Of course, we could say that if there’s no market in any of these things, then also no value to them, then they cannot be subject to capital gains nor inheritance tax. But then I doubt he’ll wear that either.
He’s just missing that very basic point.
Which leads to two subpoints. If you can never, ever, sell an investment then what does the return on the investment have to be to get you to buy into it? 1% isn’t going to do it now, is it? So, if we demand higher returns in return – ahaha – for investing what happens to gross investment across the society? It falls, obviously.
Secondly, if we did all have to invest in 1% bonds for our pensions then what portion of annual income would we have to invest over a 30 year working life in order to fund a 20 year retirement at 50% of working income? Recall, we’ve just defined that we can never eat our capital, we have to live off the 1%. Well, at 50% of working income at 1% then we’d need 50 years income saved then wouldn’t we? Or, lifetimes savings to provide a pension would have to be substantially higher than lifetime income.
That’s not a system that will work.
Which is why we do eat our capital of course. But if we’re to eat our capital then there must be someone we can sell our capital ticket – the share, the bond – to. And in the absence of a secondary market for capital certificates who the fuck is that going to be?
Man’s a moron.
All that secondary markets shit exists so people can cash in winning bets. Without such a system there would be very much less investment at the start. So, he’s insisting we kill secondary markets to increase primary investment.
Cretin.
He’s so obviously jealous , it’s painful. he’s got no shares so shares are bad. The same as his car the crappy berlingo – he was decrying anyone having a nicer car than his, but he clothed it in the guise of environmentalism. The question is when he was ranting in the past about handbags what was he trying to tell us?

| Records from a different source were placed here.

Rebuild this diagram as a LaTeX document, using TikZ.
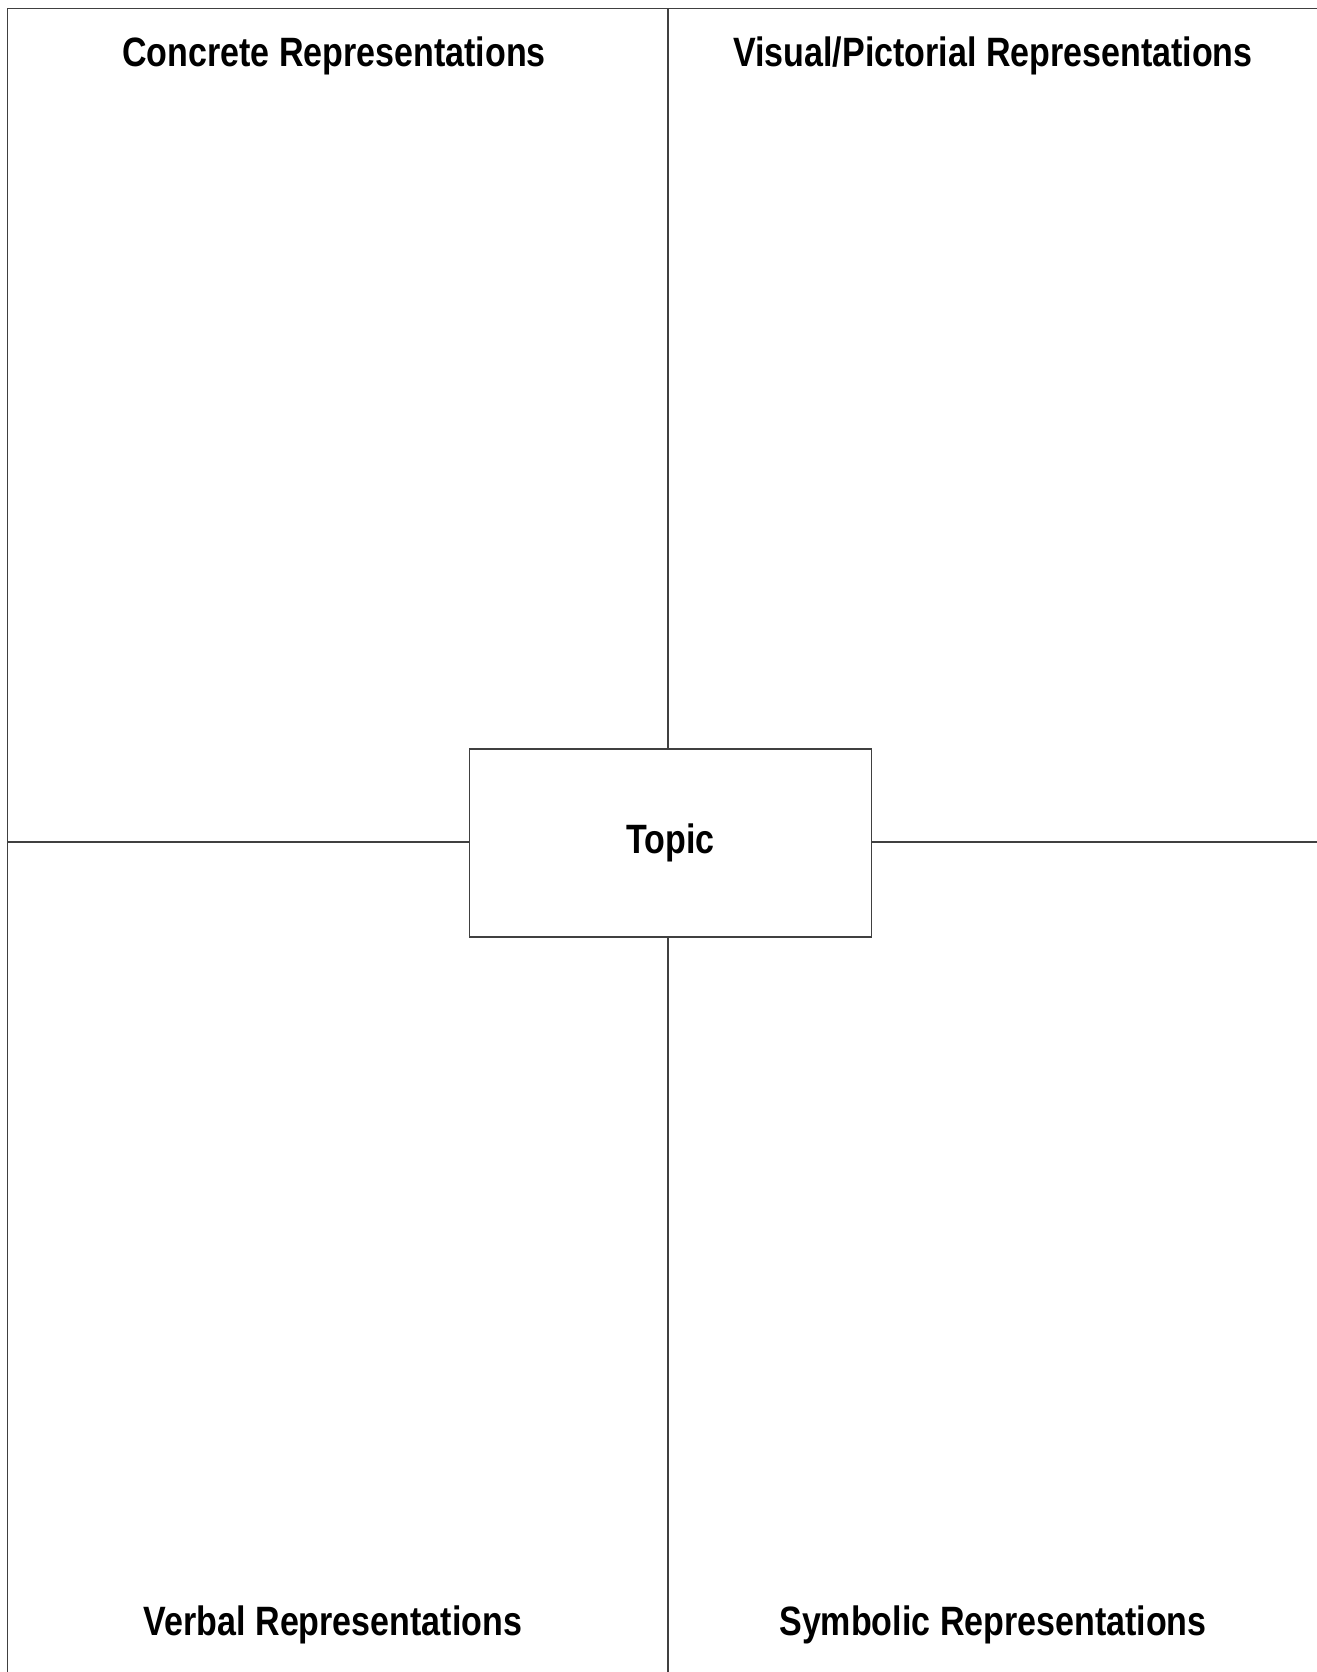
\documentclass[tikz,border=0pt]{standalone}
\usepackage{fontspec}
\setmainfont{Liberation Sans}[FakeStretch=0.83]
\usepackage{tikz}
\usetikzlibrary{positioning}

\begin{document}
\begin{tikzpicture}[
                x=0.5pt, y=-0.5pt,
                heading/.style={font=\fontsize{20.5}{24}\selectfont\bfseries, anchor=center},
                topicbox/.style={rectangle, draw=black!75, line width=0.7pt, minimum width=201pt, minimum height=94pt, font=\fontsize{20.5}{24}\selectfont\bfseries, fill=white},
                divider/.style={draw=black!75, line width=0.7pt}
            ]
                \useasboundingbox (0,0) rectangle (1317,1672);

                % Frame corners and edge points
                \coordinate (tl) at (7.5,8.5);
                \coordinate (tr) at (1317,8.5);
                \coordinate (bl) at (7.5,1672);
                \coordinate (topmid) at (668,8.5);
                \coordinate (botmid) at (668,1672);
                \coordinate (leftmid) at (7.5,842);
                \coordinate (rightmid) at (1317,842);

                % Frame (top and left only)
                \draw[divider] (tr) -- (tl) -- (bl);

                % Topic box in the middle
                \node[topicbox] (topic) at (670.5,843) {Topic};

                % Dividers
                \draw[divider] (topmid) -- (topmid |- topic.north);
                \draw[divider] (topic.south -| botmid) -- (botmid);
                \draw[divider] (leftmid) -- (leftmid -| topic.west);
                \draw[divider] (topic.east |- rightmid) -- (rightmid);

                % Headings
                \node[heading] (concrete) at (334,56) {Concrete Representations};
                \node[heading] (visual) at (993,56) {Visual/Pictorial Representations};
                \node[heading] (verbal) at (333,1625) {Verbal Representations};
                \node[heading] (symbolic) at (993,1625) {Symbolic Representations};
            \end{tikzpicture}
\end{document}
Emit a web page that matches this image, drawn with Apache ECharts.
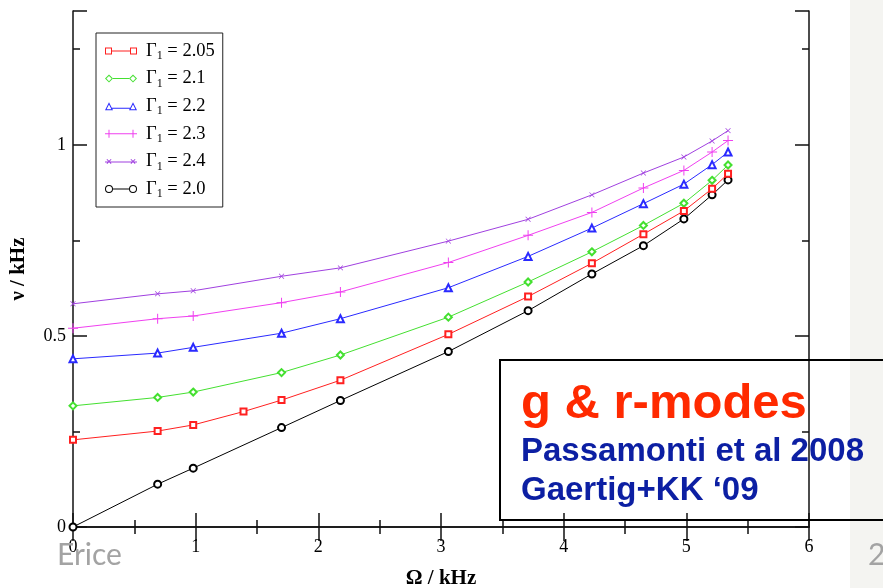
<!DOCTYPE html>
<html><head><meta charset="utf-8">
<script src="https://cdn.jsdelivr.net/npm/echarts@6/dist/echarts.min.js"></script>
<style>html,body{margin:0;padding:0;background:#fff}#c{width:883px;height:588px}</style>
</head><body><div id="c"></div>
<script>
// ---- data ----
const gammaLabels = ['2.05', '2.1', '2.2', '2.3', '2.4', '2.0'];
const omegaMain = [0, 0.69, 0.98, 1.70, 2.18, 3.06, 3.71, 4.23, 4.65, 4.98, 5.21, 5.34];
const omegaRed  = [0, 0.69, 0.98, 1.39, 1.70, 2.18, 3.06, 3.71, 4.23, 4.65, 4.98, 5.21, 5.34];
const nu205 = [0.228, 0.251, 0.267, 0.302, 0.332, 0.384, 0.504, 0.603, 0.690, 0.766, 0.827, 0.885, 0.924];
const nu21  = [0.317, 0.339, 0.353, 0.404, 0.450, 0.549, 0.641, 0.720, 0.789, 0.847, 0.907, 0.947];
const nu22  = [0.440, 0.455, 0.470, 0.507, 0.545, 0.626, 0.708, 0.782, 0.846, 0.897, 0.948, 0.981];
const nu23  = [0.520, 0.545, 0.552, 0.587, 0.615, 0.692, 0.763, 0.823, 0.887, 0.933, 0.981, 1.011];
const nu24  = [0.584, 0.610, 0.618, 0.656, 0.678, 0.748, 0.805, 0.869, 0.926, 0.968, 1.010, 1.037];
const nu20  = [0, 0.112, 0.154, 0.260, 0.331, 0.459, 0.566, 0.662, 0.736, 0.806, 0.869, 0.908];
const xTicks = [0, 1, 2, 3, 4, 5, 6];
const yTickLabels = [0, 0.5, 1];

// ---- styles ----
const colors = ['#ff2020', '#44e030', '#2a2aff', '#f040f0', '#a040e0', '#000000'];
const plusPath = 'path://M0,4.5H10V5.5H0Z M4.5,0H5.5V10H4.5Z';
const seriesSymbols = ['emptyRect', 'emptyDiamond', 'emptyTriangle', plusPath, plusPath, 'emptyCircle'];
const symbolSizes = [6, 7, 7, 10, 7, 7];
const symbolRot = [0, 0, 0, 0, 45, 0];
const legendIcons = [
  'path://M0,0H7V7H0Z M1,1V6H6V1Z M7,3H25V4H7Z M25,0H32V7H25Z M26,1V6H31V1Z',
  'path://M4,0L8,4L4,8L0,4Z M4,1.4L1.4,4L4,6.6L6.6,4Z M8,3.5H24V4.5H8Z M28,0L32,4L28,8L24,4Z M28,1.4L25.4,4L28,6.6L30.6,4Z',
  'path://M4,0L8,8L0,8Z M4,2.3L1.6,7L6.4,7Z M6,5.5H26V6.5H6Z M28,0L32,8L24,8Z M28,2.3L25.6,7L30.4,7Z',
  'path://M0,3.5H32V4.5H0Z M3.5,0H4.5V8H3.5Z M27.5,0H28.5V8H27.5Z',
  'path://M0,3.5H32V4.5H0Z M1.5,1.5L2.2,0.8L6.5,5.1L5.8,5.8Z M5.8,0.8L6.5,1.5L2.2,5.8L1.5,5.1Z M25.5,1.5L26.2,0.8L30.5,5.1L29.8,5.8Z M29.8,0.8L30.5,1.5L26.2,5.8L25.5,5.1Z',
  'path://M0,4A4,4 0 1,1 8,4A4,4 0 1,1 0,4Z M1,4A3,3 0 1,0 7,4A3,3 0 1,0 1,4Z M8,3.5H24V4.5H8Z M24,4A4,4 0 1,1 32,4A4,4 0 1,1 24,4Z M25,4A3,3 0 1,0 31,4A3,3 0 1,0 25,4Z'
];

const xsets = [omegaRed, omegaMain, omegaMain, omegaMain, omegaMain, omegaMain];
const ysets = [nu205, nu21, nu22, nu23, nu24, nu20];
const names = gammaLabels.map(g => 'Γ1 = ' + g);

const serif = '"Liberation Serif", "DejaVu Serif", serif';

const series = names.map((n, i) => ({
  name: n,
  type: 'line',
  xAxisIndex: 0, yAxisIndex: 0,
  data: xsets[i].map((x, k) => [x, ysets[i][k]]),
  symbol: seriesSymbols[i],
  symbolSize: symbolSizes[i],
  symbolRotate: symbolRot[i],
  showAllSymbol: true,
  lineStyle: { color: colors[i], width: 1 },
  itemStyle: { color: colors[i], borderColor: colors[i], borderWidth: (i === 3 || i === 4) ? 0 : 1 },
  emphasis: { disabled: true },
  animation: false,
  z: 10 - i
}));

const axisLineStyle = { color: '#111', width: 1.5 };

const option = {
  animation: false,
  backgroundColor: '#fff',
  grid: { left: 73, top: 11, right: 74, bottom: 61, containLabel: false, outerBoundsMode: 'none' },
  legend: {
    orient: 'vertical', left: 96, top: 33,
    data: names.map((n, i) => ({ name: n, icon: legendIcons[i] })),
    itemWidth: 32, itemHeight: 8, itemGap: 5.6,
    padding: [7, 8, 7, 9],
    borderColor: '#222', borderWidth: 1,
    selectedMode: false,
    itemStyle: { borderWidth: 0 },
    formatter: n => n.replace('Γ1', 'Γ{sub|1}'),
    textStyle: {
      fontFamily: serif, fontSize: 18.5, color: '#000', lineHeight: 22, padding: [0, 0, 0, 4],
      rich: { sub: { fontFamily: serif, fontSize: 12, color: '#000', lineHeight: 11, verticalAlign: 'bottom' } }
    }
  },
  xAxis: [
    {
      type: 'value', min: 0, max: 6, interval: 1, position: 'bottom',
      name: 'Ω / kHz', nameLocation: 'middle', nameGap: 41,
      nameTextStyle: { fontFamily: serif, fontSize: 21, fontWeight: 'bold', color: '#000' },
      axisLine: { show: true, lineStyle: axisLineStyle },
      axisTick: { show: true, inside: true, length: 14, lineStyle: { color: '#111', width: 1.5 } },
      minorTick: { show: true, splitNumber: 2, length: 7, lineStyle: { color: '#111', width: 1.5 } },
      axisLabel: { fontFamily: serif, fontSize: 18, color: '#000', margin: 11,
        formatter: v => xTicks.includes(v) ? String(v) : '' },
      splitLine: { show: false }
    },
    {
      type: 'value', min: 0, max: 6, interval: 1, position: 'top',
      axisLine: { show: true, lineStyle: axisLineStyle },
      axisTick: { show: true, inside: true, length: 14, lineStyle: { color: '#111', width: 1.5 } },
      minorTick: { show: true, splitNumber: 2, length: 7, lineStyle: { color: '#111', width: 1.5 } },
      axisLabel: { show: false },
      splitLine: { show: false }
    }
  ],
  yAxis: [
    {
      type: 'value', min: 0, max: 1.35, interval: 0.5, position: 'left',
      name: 'ν / kHz', nameLocation: 'middle', nameGap: 44, nameRotate: 90,
      nameTextStyle: { fontFamily: serif, fontSize: 21, fontWeight: 'bold', color: '#000' },
      axisLine: { show: true, lineStyle: axisLineStyle },
      axisTick: { show: true, inside: true, length: 14, lineStyle: { color: '#111', width: 1.5 } },
      axisLabel: { fontFamily: serif, fontSize: 18, color: '#000', margin: 7,
        formatter: v => yTickLabels.includes(Math.round(v * 100) / 100) ? String(Math.round(v * 100) / 100) : '' },
      splitLine: { show: false }
    },
    {
      type: 'value', min: 0, max: 1.35, interval: 0.25, position: 'left',
      axisLine: { show: false },
      axisTick: { show: true, inside: true, length: 7, lineStyle: { color: '#111', width: 1.5 } },
      axisLabel: { show: false },
      splitLine: { show: false }
    },
    {
      type: 'value', min: 0, max: 1.35, interval: 0.5, position: 'right',
      axisLine: { show: true, lineStyle: axisLineStyle },
      axisTick: { show: true, inside: true, length: 14, lineStyle: { color: '#111', width: 1.5 } },
      axisLabel: { show: false },
      splitLine: { show: false }
    },
    {
      type: 'value', min: 0, max: 1.35, interval: 0.25, position: 'right',
      axisLine: { show: false },
      axisTick: { show: true, inside: true, length: 7, lineStyle: { color: '#111', width: 1.5 } },
      axisLabel: { show: false },
      splitLine: { show: false }
    }
  ],
  series: series,
  graphic: [
    { type: 'rect', shape: { x: 850, y: 0, width: 40, height: 588 }, style: { fill: '#f4f4f1' }, z: 1 },
    { type: 'rect', shape: { x: 500, y: 360, width: 400, height: 160 }, style: { fill: 'none', stroke: '#000', lineWidth: 2 }, z: 50 },
    { type: 'text', x: 521, y: 404, z: 60, style: { text: 'g & r-modes', font: 'bold 49px "Liberation Sans", Arial, sans-serif', fill: '#ff2a00', textVerticalAlign: 'middle' } },
    { type: 'text', x: 521, y: 452, z: 60, style: { text: 'Passamonti et al 2008', font: 'bold 33px "Liberation Sans", Arial, sans-serif', fill: '#0c1fa3', textVerticalAlign: 'middle' } },
    { type: 'text', x: 521, y: 491, z: 60, style: { text: 'Gaertig+KK ‘09', font: 'bold 33px "Liberation Sans", Arial, sans-serif', fill: '#0c1fa3', textVerticalAlign: 'middle' } },
    { type: 'text', x: 57, y: 555, z: 60, style: { text: 'Erice', font: '30px Lato, "Open Sans", sans-serif', fill: '#a3a3a3', textVerticalAlign: 'middle' } },
    { type: 'text', x: 868, y: 555, z: 60, style: { text: '2', font: '30px Lato, "Open Sans", sans-serif', fill: '#a3a3a3', textVerticalAlign: 'middle' } }
  ]
};

const chart = echarts.init(document.getElementById('c'), null, { renderer: 'canvas' });
chart.setOption(option);
</script>
</body></html>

Music heard playing at the unimpressive end terrace, Ely, New Years Eve Party
https://www.youtube.com/watch?v=IcmDhG0YhgI
Are we perhaps also cherry-picking data from a period of historically low interest rates to demonstrate that bonds are a cheaper source of funding than equity for established companies with very low credit risk? Because this is not news.
We know beyond doubt that companies with high credit risk struggle to raise funding through anything other than equity (private, public or government)… After all, who’s going to lend money for 10Y to an risky start-up/distressed company without a huge upside benefit, and how could the company possibly plan to fund that sort of borrowing with a highly uncertain future? Without this market we would likely lose innovation and see many more bankruptcies/bailouts of large companies during market stress.
Without shares – or some equivalent – and a secondary market we might also struggle to transfer ownership of companies. Which might be a problem.
By my fun – and overly simple – calculation, Apple would have needed to issue a 20-year, 500%+ coupon bond in 2000 to match the ROI from their shares over that period. And how much innovation has the success of such early investors driven in other companies since then?
Having put money into a bond, where would the bond manager put that money?
There are countries with little or no government debt, so they would be screwed.
I think you’re being unfair to cretins & morons everywhere, he’s worse than them, he’s an imbecile.
So he thinks that banks lend money to limited companies with no capital?